More specifically, the combination of rising yields, tightened liquidity and heightened risk across global markets in 2019 will benefit managers running hedge funds with equal ability to go long and short, said Robert Prince, co-chief investment officer of Bridgewater Associates LP, Westport, Conn.
"We've been in a great market for the past nine years that benefited long-oriented managers because many assets did very well in an environment of falling yields, quantitative easing and good growth," Mr. Prince said, noting the reversal of those conditions makes it much harder for long-biased managers but is "an opportunity to demonstrate skill for strategies that do not have a long bias."
Bridgewater manages a total of $160 billion, $130 billion of which is in hedge funds.
Specialist credit manager Michael W. Vranos, founder and CEO of Ellington Management Group LLC, Old Greenwich, Conn., warned that 2019 will be characterized by a lack of market direction in equities and bonds, forcing hedge fund managers to focus on fundamentals.
"Choosing the securities with the best relative value and insulating them from major market risks is important as we move from quantitative easing to quantitative tightening," he stressed, noting that providing liquidity and active trading will "continue to be winning credit strategies in 2019."
Ellington manages $7.5 billion in hedge funds, with a focus on structured credit strategies.

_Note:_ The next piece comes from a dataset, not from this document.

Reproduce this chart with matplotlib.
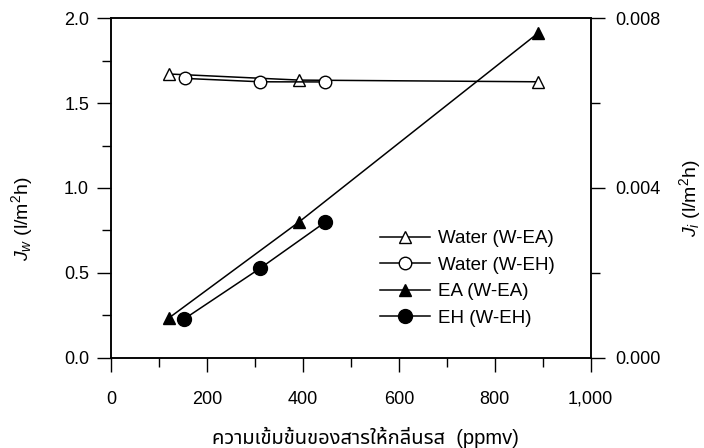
import numpy as np
import matplotlib
matplotlib.use("Agg")
import matplotlib.pyplot as plt
from matplotlib.ticker import MultipleLocator, FuncFormatter

plt.rcParams['font.family'] = ['Liberation Sans', 'Noto Sans Thai', 'Noto Sans Thai Looped', 'Loma',
                               'Garuda', 'Tlwg Typo', 'Norasi', 'Sarabun', 'DejaVu Sans']
plt.rcParams['mathtext.fontset'] = 'custom'
plt.rcParams['mathtext.rm'] = 'Liberation Sans'
plt.rcParams['mathtext.it'] = 'Liberation Sans:italic'

# water flux (left axis, l/m2h)
water_ea_x = [120, 392, 890]
water_ea_y = [1.672, 1.636, 1.626]
water_eh_x = [153, 311, 446]
water_eh_y = [1.646, 1.626, 1.625]

# aroma flux (right axis, l/m2h)
ea_x = [120, 392, 890]
ea_y = [0.00093, 0.0032, 0.00765]
eh_x = [151, 310, 446]
eh_y = [0.0009, 0.0021, 0.00319]

xticks = [0, 200, 400, 600, 800, 1000]

fig = plt.figure(figsize=(7.04, 4.48), dpi=100)
ax = fig.add_axes([0.158, 0.202, 0.681, 0.757])
ax2 = ax.twinx()

l1, = ax.plot(water_ea_x, water_ea_y, color='black', lw=1.1, marker='^', ms=8.5,
              mfc='white', mec='black', mew=1.0, label='Water (W-EA)')
l2, = ax.plot(water_eh_x, water_eh_y, color='black', lw=1.1, marker='o', ms=9,
              mfc='white', mec='black', mew=1.0, label='Water (W-EH)')
l3, = ax2.plot(ea_x, ea_y, color='black', lw=1.1, marker='^', ms=8.5,
               mfc='black', mec='black', label='EA (W-EA)')
l4, = ax2.plot(eh_x, eh_y, color='black', lw=1.1, marker='o', ms=10,
               mfc='black', mec='black', label='EH (W-EH)')

ax.set_xlim(0, 1000)
ax.set_ylim(0, 2.0)
ax2.set_ylim(0, 0.008)

ax.set_xticks(xticks)
ax.xaxis.set_major_formatter(FuncFormatter(lambda v, p: '{:,.0f}'.format(v)))
ax.xaxis.set_minor_locator(MultipleLocator(100))
ax.yaxis.set_major_locator(MultipleLocator(0.5))
ax.yaxis.set_minor_locator(MultipleLocator(0.25))
ax.yaxis.set_major_formatter(FuncFormatter(lambda v, p: '%.1f' % v))
ax2.yaxis.set_major_locator(MultipleLocator(0.004))
ax2.yaxis.set_minor_locator(MultipleLocator(0.002))
ax2.yaxis.set_major_formatter(FuncFormatter(lambda v, p: '%.3f' % v))

ax.tick_params(axis='both', which='major', direction='out', length=10, width=1, labelsize=13, pad=6)
ax.tick_params(axis='both', which='minor', direction='out', length=6.5, width=1)
ax.tick_params(axis='x', which='major', pad=14)
ax2.tick_params(axis='y', which='major', direction='out', length=10, width=1, labelsize=13, pad=8)
ax2.tick_params(axis='y', which='minor', direction='out', length=6.5, width=1)
for a in (ax, ax2):
    for s in a.spines.values():
        s.set_linewidth(1.1)

ax.set_xlabel('ความเข้มข้นของสารให้กลิ่นรส  (ppmv)', fontsize=14.5)
ax.set_ylabel(r'$J_w$ (l/m$^2$h)', fontsize=14)
ax2.set_ylabel(r'$J_i$ (l/m$^2$h)', fontsize=14, rotation=90)
# label spots
ax.xaxis.set_label_coords(0.531, -0.205)
ax.yaxis.set_label_coords(-0.16, 0.41)
ax2.yaxis.set_label_coords(1.181, 0.47)

ax2.legend(handles=[l1, l2, l3, l4], loc='upper left', bbox_to_anchor=(0.56, 0.375),
           frameon=False, fontsize=13.5, handlelength=2.7, handletextpad=0.4,
           labelspacing=0.5, borderpad=0, borderaxespad=0)

fig.savefig('out.png', dpi=100)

Executives at Cheyne Capital Management (UK) LLP, London, which manages $6.5 billion, are looking forward to exploiting increased dispersion in global credit markets, said Stuart Fiertz, co-founding president and director of research.
"The market will become more thoughtful and discerning and that will create room for skilled credit managers to find opportunities," Mr. Fiertz said.
European banks are being forced by regulation to acknowledge losses on loans, and Mr. Fiertz said as these banks come under pressure to shrink their balance sheets, many likely will begin to shed their distressed but functional corporate loans, providing a good buying opportunity.
Cheyne recently staffed up with the addition of 10 credit specialists to take advantage of the situation, Mr. Fiertz said.
Long/short equity manager Lee S. Ainslie III, managing partner of Maverick Capital Ltd., New York, believes odds are growing that a "toxic soup" will develop in 2019 year as rates rise, the economy slows and corporate operating margins shrink.
"It may be very difficult to make money" in 2019, he said.
Volatile market environments, however, are helpful for long/short equity managers and greater dispersion between stocks and fewer artificial constraints in the form of quantitative easing means "alpha generation should become easier," Mr. Ainslie said.
Net exposure to the market in Maverick's core long/short equity hedge funds is at the low end of the range, Mr. Ainslie said, hopefully making them "well-positioned for 2019."
Maverick manages $10 billion in hedge funds.
Volatility manager Capstone Investment Advisors LLC, New York, has attracted significant attention from institutional investors to its equity volatility strategies since a spike in volatility last February rocked markets, said Paul Britton, founder and CEO.